Just because France has problems (although it also has a high birth rate, stellar transport infrastructure, world-leading health system, top universities, some of the world’s biggest companies, and a young educated population) doesn’t mean Le Pen is the solution. Yes, French politicians, especially at the local level, have tolerated the growth of separatist Salafist communities, some of which have produced outsized numbers of jihadists. But France had a wake-up call after the wave of terror strikes in 2015 and 2016. The 'elites' are much more alert to the threat and making great strides in tackling it.

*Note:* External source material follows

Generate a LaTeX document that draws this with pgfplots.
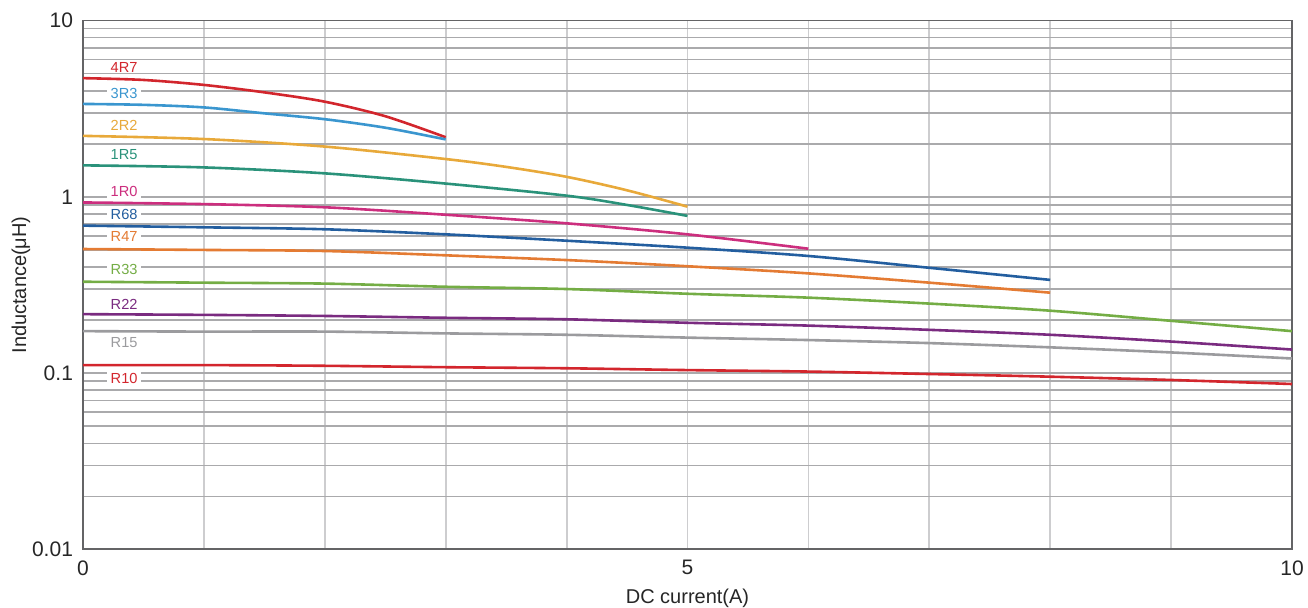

It can also not be ignored that France been targeted by an imported Islamist ideology that has caught the proudly secular nation by surprise. No longer. France’s Muslims are standing up against the idea that they are a community of either terrorists, radicals or political spoilers bent on dragging down French values of liberty, equality, fraternity and 'laicite' (secularism). They are not supporting Le Pen’s radical alter ego Melenchon in great numbers, or other left-wing candidates who promise more of the same complicit communitarian politics. As the former Charlie Hebdo journalist Zineb El Rhazoui, France’s most protected woman, who lives in hiding under 24-hour guard like France’s Salman Rushdie, told me in New York this month, Le Pen and Islamist radicals are both far-right in their own way, 'because both want to define Muslims as a community, not as individuals'. And both sides of the extremist coin want special rights for their religious and ethnic groupings, in a complete travesty of the French republic's grounding in equality and human rights. Let's not wish for a Le Pen victory.